Jeanne fait trois voyages à l'aéroport, trois escales qui l'amènent peu à peu à se dévoiler au lecteur, mais aussi à reprendre pied dans sa propre vie.
Il y a d'abord la souffrance. On comprend qu'on accompagne le personnage alors qu'elle en est à son point de fracture, sur le bord de l'abime. Et puis on remonte le fil des souvenirs. Ses parents dont elle a « l'impression de porter le bonheur fragile » entre ses mains, son frère qui « prend de la place. Toute la place. Toujours. Tout le temps » avec sa différence, « son diagnostic [de] trois mètres de long avec plein de lettres mélangées comme si on jouait au Scrabble ». Puis il y a son besoin de trouver quelque chose à quoi se raccrocher. On la sent qui tangue. Partir pour l'Ailleurs, ou pas. Arriver à demander de l'aide, ou pas. Et au fil de ses présences à l'aéroport, on la voit cheminer, remettre en question sa vie, sa peine, sa solitude, son envie de partir. Jusqu'à la finale, plus lumineuse que ce qu'on aurait pu croire au départ.
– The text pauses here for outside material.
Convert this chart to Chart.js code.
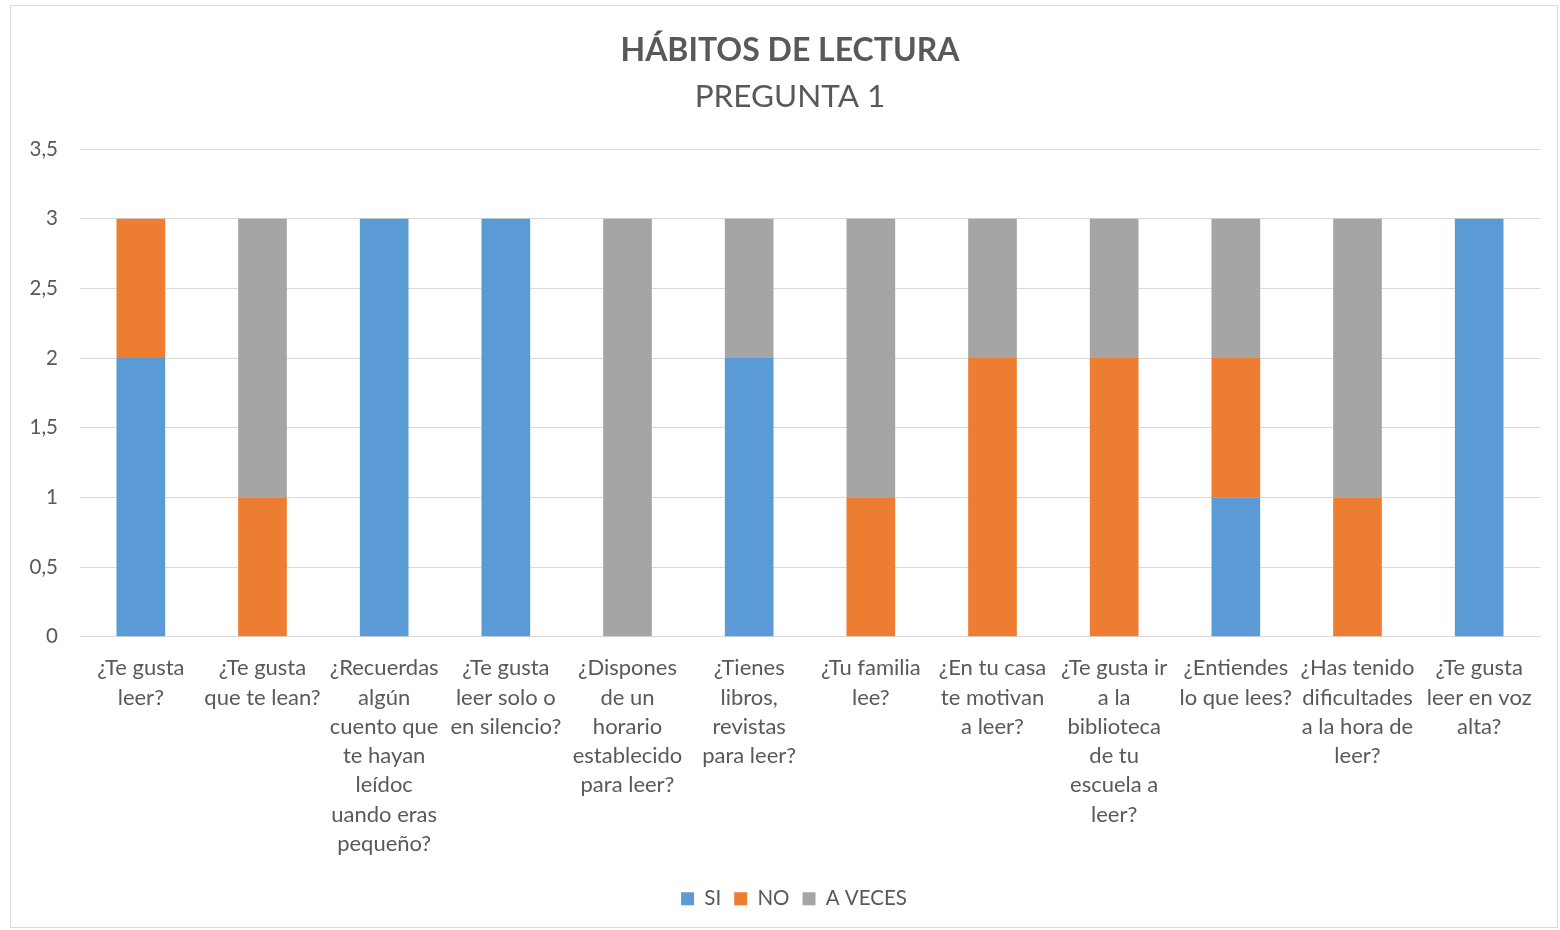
<!DOCTYPE html>
<html lang="es">
<head>
    <meta charset="UTF-8">
    <title>Hábitos de lectura</title>
    <script src="https://cdn.jsdelivr.net/npm/chart.js"></script>
    <style>
        body { margin: 0; background: #fff; }
        #frame {
            position: absolute; left: 10px; top: 5px;
            width: 1546px; height: 921px;
            border: 1px solid #d9d9d9; background: #fff;
        }
    </style>
</head>
<body>
    <div id="frame"><canvas id="chart"></canvas></div>

    <script>
        // Categories (already wrapped as in the picture)
        const categories = [
            ['¿Te gusta', 'leer?'],
            ['¿Te gusta', 'que te lean?'],
            ['¿Recuerdas', 'algún', 'cuento que', 'te hayan', 'leídoc', 'uando eras', 'pequeño?'],
            ['¿Te gusta', 'leer solo o', 'en silencio?'],
            ['¿Dispones', 'de un', 'horario', 'establecido', 'para leer?'],
            ['¿Tienes', 'libros,', 'revistas', 'para leer?'],
            ['¿Tu familia', 'lee?'],
            ['¿En tu casa', 'te motivan', 'a leer?'],
            ['¿Te gusta ir', 'a la', 'biblioteca', 'de tu', 'escuela a', 'leer?'],
            ['¿Entiendes', 'lo que lees?'],
            ['¿Has tenido', 'dificultades', 'a la hora de', 'leer?'],
            ['¿Te gusta', 'leer en voz', 'alta?']
        ];

        const si      = [2, 0, 3, 3, 0, 2, 0, 0, 0, 1, 0, 3];
        const no      = [1, 1, 0, 0, 0, 0, 1, 2, 2, 1, 1, 0];
        const aVeces  = [0, 2, 0, 0, 3, 1, 2, 1, 1, 1, 2, 0];

        const textColor = '#595959';
        const gridColor = '#d9d9d9';
        const fontFamily = 'Lato, "Open Sans", sans-serif';

        // Excel centres the titles and legend a bit to the right of the canvas middle
        const nudgeBoxes = {
            id: 'nudgeBoxes',
            afterLayout(chart) {
                chart.boxes.forEach(b => {
                    if (b.isHorizontal && b.isHorizontal() && !b.axis) {
                        const dx = b.position === 'bottom' ? 13 : 9;
                        b.left += dx;
                        b.right += dx;
                    }
                });
            }
        };

        const ctx = document.getElementById('chart').getContext('2d');
        new Chart(ctx, {
            type: 'bar',
            data: {
                labels: categories,
                datasets: [
                    { label: 'SI', data: si, backgroundColor: '#5b9bd5' },
                    { label: 'NO', data: no, backgroundColor: '#ed7d31' },
                    { label: 'A VECES', data: aVeces, backgroundColor: '#a5a5a5' }
                ]
            },
            plugins: [nudgeBoxes],
            options: {
                responsive: true,
                maintainAspectRatio: false,
                animation: false,
                layout: { padding: { left: 11, right: 17, top: 14, bottom: 8 } },
                datasets: { bar: { categoryPercentage: 1, barPercentage: 0.4 } },
                plugins: {
                    title: {
                        display: true,
                        text: 'HÁBITOS DE LECTURA',
                        color: textColor,
                        font: { family: fontFamily, size: 32, weight: 'bold' },
                        padding: { top: 11, bottom: 9 }
                    },
                    subtitle: {
                        display: true,
                        text: 'PREGUNTA 1',
                        color: textColor,
                        font: { family: fontFamily, size: 31.5 },
                        padding: { bottom: 33 }
                    },
                    legend: {
                        position: 'bottom',
                        labels: {
                            color: textColor,
                            font: { family: fontFamily, size: 20.5 },
                            boxWidth: 13,
                            boxHeight: 13,
                            padding: 13
                        }
                    },
                    tooltip: { enabled: false }
                },
                scales: {
                    x: {
                        stacked: true,
                        grid: { display: false, drawTicks: false },
                        border: { color: gridColor },
                        ticks: {
                            color: textColor,
                            font: { family: fontFamily, size: 22, lineHeight: 1.33 },
                            maxRotation: 0,
                            autoSkip: false,
                            padding: 17
                        }
                    },
                    y: {
                        stacked: true,
                        min: 0,
                        max: 3.5,
                        afterFit: axis => { axis.width = 58; },
                        grid: { color: gridColor, drawTicks: false },
                        border: { display: false },
                        ticks: {
                            stepSize: 0.5,
                            color: textColor,
                            font: { family: fontFamily, size: 20.5 },
                            padding: 22,
                            callback: v => String(v).replace('.', ',')
                        }
                    }
                }
            }
        });
    </script>
</body>
</html>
Pour porter cette histoire bien particulière,
Nadine Descheneaux utilise une langue travaillée, courtepointe d'images, et exploite toutes les possibilités de l'aéroport, traçant des parallèles entre la vie qui s'y trouve et les pensées de Jeanne. C'est un récit lent, presque hypnotique, ponctué de passages plus forts, de moments plus introspectifs, toujours avec le fil d'Ariane du départ.
« J'étais venue me reconduire. Je repars avec moi. »
Un livre singulier, inattendu, une oeuvre à relire quelques fois, pour la savourer, mais aussi pour en comprendre toute la portée.